═══ THE INPUT ═══

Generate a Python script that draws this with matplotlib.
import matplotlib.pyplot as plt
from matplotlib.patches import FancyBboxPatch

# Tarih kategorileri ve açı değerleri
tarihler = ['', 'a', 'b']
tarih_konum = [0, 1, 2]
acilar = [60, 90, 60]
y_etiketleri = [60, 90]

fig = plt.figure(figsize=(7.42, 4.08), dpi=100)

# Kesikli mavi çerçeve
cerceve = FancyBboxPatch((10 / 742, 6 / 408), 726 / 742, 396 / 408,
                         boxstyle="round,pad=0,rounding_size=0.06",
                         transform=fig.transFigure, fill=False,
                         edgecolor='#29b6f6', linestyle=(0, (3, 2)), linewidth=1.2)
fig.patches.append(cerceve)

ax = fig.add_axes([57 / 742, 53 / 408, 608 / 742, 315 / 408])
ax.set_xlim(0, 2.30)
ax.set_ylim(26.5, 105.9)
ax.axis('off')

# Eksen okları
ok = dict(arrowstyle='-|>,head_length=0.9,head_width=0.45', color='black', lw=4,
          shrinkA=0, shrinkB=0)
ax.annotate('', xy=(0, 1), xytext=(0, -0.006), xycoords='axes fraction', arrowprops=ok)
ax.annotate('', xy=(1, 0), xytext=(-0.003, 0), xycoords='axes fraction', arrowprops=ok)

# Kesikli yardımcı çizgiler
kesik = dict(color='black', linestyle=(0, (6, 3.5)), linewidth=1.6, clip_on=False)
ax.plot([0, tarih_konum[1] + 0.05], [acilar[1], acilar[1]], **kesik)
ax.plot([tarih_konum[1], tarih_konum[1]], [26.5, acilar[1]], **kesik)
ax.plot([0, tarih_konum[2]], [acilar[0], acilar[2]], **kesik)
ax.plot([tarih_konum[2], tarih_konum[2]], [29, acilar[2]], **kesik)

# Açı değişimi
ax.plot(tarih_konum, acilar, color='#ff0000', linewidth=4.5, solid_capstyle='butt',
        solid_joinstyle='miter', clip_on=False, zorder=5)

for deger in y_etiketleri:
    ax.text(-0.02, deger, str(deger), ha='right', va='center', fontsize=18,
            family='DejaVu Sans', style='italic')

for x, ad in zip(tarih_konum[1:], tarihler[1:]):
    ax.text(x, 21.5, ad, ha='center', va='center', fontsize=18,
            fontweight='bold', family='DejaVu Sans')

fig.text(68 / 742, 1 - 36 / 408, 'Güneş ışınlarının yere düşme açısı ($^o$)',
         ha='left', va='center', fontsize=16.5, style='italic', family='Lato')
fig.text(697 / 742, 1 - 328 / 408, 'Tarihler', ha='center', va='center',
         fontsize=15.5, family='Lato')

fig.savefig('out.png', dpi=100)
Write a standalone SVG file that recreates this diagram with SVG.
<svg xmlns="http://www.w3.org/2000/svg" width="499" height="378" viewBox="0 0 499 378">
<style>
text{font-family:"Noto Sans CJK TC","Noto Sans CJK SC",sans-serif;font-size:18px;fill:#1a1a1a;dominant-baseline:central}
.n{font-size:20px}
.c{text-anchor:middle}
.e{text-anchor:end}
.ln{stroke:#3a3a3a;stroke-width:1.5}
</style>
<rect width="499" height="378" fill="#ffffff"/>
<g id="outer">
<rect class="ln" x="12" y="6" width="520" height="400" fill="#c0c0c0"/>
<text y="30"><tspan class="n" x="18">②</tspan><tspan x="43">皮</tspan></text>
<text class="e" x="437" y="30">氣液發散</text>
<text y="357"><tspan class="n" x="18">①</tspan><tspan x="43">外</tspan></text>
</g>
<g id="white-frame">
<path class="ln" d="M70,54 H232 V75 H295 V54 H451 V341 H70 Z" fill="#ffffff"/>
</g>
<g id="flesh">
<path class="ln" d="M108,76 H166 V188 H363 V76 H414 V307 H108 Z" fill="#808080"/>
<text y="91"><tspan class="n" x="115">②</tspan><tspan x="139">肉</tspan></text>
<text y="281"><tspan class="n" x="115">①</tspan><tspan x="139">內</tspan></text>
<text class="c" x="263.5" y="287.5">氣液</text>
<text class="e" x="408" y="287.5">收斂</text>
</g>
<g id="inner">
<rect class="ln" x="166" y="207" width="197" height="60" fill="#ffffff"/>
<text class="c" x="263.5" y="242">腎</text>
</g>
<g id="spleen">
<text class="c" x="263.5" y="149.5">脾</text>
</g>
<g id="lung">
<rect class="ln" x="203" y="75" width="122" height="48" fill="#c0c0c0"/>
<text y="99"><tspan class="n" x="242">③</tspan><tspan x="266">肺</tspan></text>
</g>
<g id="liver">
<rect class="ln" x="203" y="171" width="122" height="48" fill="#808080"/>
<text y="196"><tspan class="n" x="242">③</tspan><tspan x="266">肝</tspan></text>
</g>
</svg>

═══

» GIVEN EXERCISE: Write the entries again, exactly as they stand.

» PROBLEM SOLUTION:
Generate a Python script that draws this with matplotlib.
import matplotlib.pyplot as plt
from matplotlib.patches import FancyBboxPatch

# Tarih kategorileri ve açı değerleri
tarihler = ['', 'a', 'b']
tarih_konum = [0, 1, 2]
acilar = [60, 90, 60]
y_etiketleri = [60, 90]

fig = plt.figure(figsize=(7.42, 4.08), dpi=100)

# Kesikli mavi çerçeve
cerceve = FancyBboxPatch((10 / 742, 6 / 408), 726 / 742, 396 / 408,
                         boxstyle="round,pad=0,rounding_size=0.06",
                         transform=fig.transFigure, fill=False,
                         edgecolor='#29b6f6', linestyle=(0, (3, 2)), linewidth=1.2)
fig.patches.append(cerceve)

ax = fig.add_axes([57 / 742, 53 / 408, 608 / 742, 315 / 408])
ax.set_xlim(0, 2.30)
ax.set_ylim(26.5, 105.9)
ax.axis('off')

# Eksen okları
ok = dict(arrowstyle='-|>,head_length=0.9,head_width=0.45', color='black', lw=4,
          shrinkA=0, shrinkB=0)
ax.annotate('', xy=(0, 1), xytext=(0, -0.006), xycoords='axes fraction', arrowprops=ok)
ax.annotate('', xy=(1, 0), xytext=(-0.003, 0), xycoords='axes fraction', arrowprops=ok)

# Kesikli yardımcı çizgiler
kesik = dict(color='black', linestyle=(0, (6, 3.5)), linewidth=1.6, clip_on=False)
ax.plot([0, tarih_konum[1] + 0.05], [acilar[1], acilar[1]], **kesik)
ax.plot([tarih_konum[1], tarih_konum[1]], [26.5, acilar[1]], **kesik)
ax.plot([0, tarih_konum[2]], [acilar[0], acilar[2]], **kesik)
ax.plot([tarih_konum[2], tarih_konum[2]], [29, acilar[2]], **kesik)

# Açı değişimi
ax.plot(tarih_konum, acilar, color='#ff0000', linewidth=4.5, solid_capstyle='butt',
        solid_joinstyle='miter', clip_on=False, zorder=5)

for deger in y_etiketleri:
    ax.text(-0.02, deger, str(deger), ha='right', va='center', fontsize=18,
            family='DejaVu Sans', style='italic')

for x, ad in zip(tarih_konum[1:], tarihler[1:]):
    ax.text(x, 21.5, ad, ha='center', va='center', fontsize=18,
            fontweight='bold', family='DejaVu Sans')

fig.text(68 / 742, 1 - 36 / 408, 'Güneş ışınlarının yere düşme açısı ($^o$)',
         ha='left', va='center', fontsize=16.5, style='italic', family='Lato')
fig.text(697 / 742, 1 - 328 / 408, 'Tarihler', ha='center', va='center',
         fontsize=15.5, family='Lato')

fig.savefig('out.png', dpi=100)
Write a standalone SVG file that recreates this diagram with SVG.
<svg xmlns="http://www.w3.org/2000/svg" width="499" height="378" viewBox="0 0 499 378">
<style>
text{font-family:"Noto Sans CJK TC","Noto Sans CJK SC",sans-serif;font-size:18px;fill:#1a1a1a;dominant-baseline:central}
.n{font-size:20px}
.c{text-anchor:middle}
.e{text-anchor:end}
.ln{stroke:#3a3a3a;stroke-width:1.5}
</style>
<rect width="499" height="378" fill="#ffffff"/>
<g id="outer">
<rect class="ln" x="12" y="6" width="520" height="400" fill="#c0c0c0"/>
<text y="30"><tspan class="n" x="18">②</tspan><tspan x="43">皮</tspan></text>
<text class="e" x="437" y="30">氣液發散</text>
<text y="357"><tspan class="n" x="18">①</tspan><tspan x="43">外</tspan></text>
</g>
<g id="white-frame">
<path class="ln" d="M70,54 H232 V75 H295 V54 H451 V341 H70 Z" fill="#ffffff"/>
</g>
<g id="flesh">
<path class="ln" d="M108,76 H166 V188 H363 V76 H414 V307 H108 Z" fill="#808080"/>
<text y="91"><tspan class="n" x="115">②</tspan><tspan x="139">肉</tspan></text>
<text y="281"><tspan class="n" x="115">①</tspan><tspan x="139">內</tspan></text>
<text class="c" x="263.5" y="287.5">氣液</text>
<text class="e" x="408" y="287.5">收斂</text>
</g>
<g id="inner">
<rect class="ln" x="166" y="207" width="197" height="60" fill="#ffffff"/>
<text class="c" x="263.5" y="242">腎</text>
</g>
<g id="spleen">
<text class="c" x="263.5" y="149.5">脾</text>
</g>
<g id="lung">
<rect class="ln" x="203" y="75" width="122" height="48" fill="#c0c0c0"/>
<text y="99"><tspan class="n" x="242">③</tspan><tspan x="266">肺</tspan></text>
</g>
<g id="liver">
<rect class="ln" x="203" y="171" width="122" height="48" fill="#808080"/>
<text y="196"><tspan class="n" x="242">③</tspan><tspan x="266">肝</tspan></text>
</g>
</svg>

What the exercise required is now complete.